Humility: Recognizing Who We Really Are

In this 3 minute video and the following transcript, I share some thoughts about humility.

Romans 12:3 says, “Do not think of yourself more highly than you ought, but rather think of yourself with sober judgment.” This is what humility is—it’s recognizing who we really are. What Scripture has to say about who we really are is not a great compliment. We’re sinners. Even before we were sinners, we were still small, finite beings, and we always will be.

But it’s okay to be small. What’s not okay is to be a sinner. But that’s the state that we’re in through our own choice. That’s our very nature. Yes, Scripture says we all sinned in Adam, but we are all sinners in our own lives.

Humility is recognizing our own unworthiness and the fact that I literally deserve to go to Hell for all eternity. If I come to grips with that, then I don’t have high expectations that everybody should celebrate how great I am, because I am not great.

Now, at the same time, we could go overboard with that and spend our whole lives thinking about what rotten people we are and not celebrate what Christ has done for us. In Christ, we are cleansed of our sin. Scripture says, “He has made him to be sin for us, he who knew no sin, that we may be made the righteousness of God in him” (2 Corinthians 5:21). In this same context, Romans 12 goes on to talk about each of us having spiritual gifts given to us from God to serve for the good of the body. There is the humility of service that comes from using our gifts, so we’re not celebrating these great gifts that we have, but instead we’re using them to honor Christ and to serve as He did. He’s the One who came not to be served, but to serve and to give His life a ransom for many.

Christ is our model of humility. Philippians 2 talks about how He lowered Himself. This is our privilege: to be humble servants of God. If you’re a servant of God, and somebody treats you like a servant once in a while, you don’t claim your rights and get indignant about the fact that you were treated like a servant. Hey, you’re called to be a servant!
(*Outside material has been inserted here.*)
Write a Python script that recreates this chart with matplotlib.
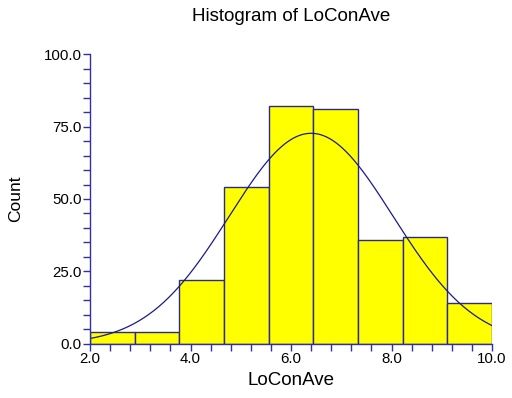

And it’s a high calling. Jesus was called to be a servant and has given us an example that we should follow in His footsteps.

When a great athlete does something admirable, but they’re the ones to rave on and on about their greatness, it doesn’t appeal to us or to God. That’s not humility; that’s pride. Pride pushes us away from God; humility draws us toward God. Humility puts us on God’s side, so to speak, where we agree with God about our true condition and our true need for Christ. Even as Christians, we need Christ today just as much as we did the day we came to faith in Christ. That’s something we should never forget.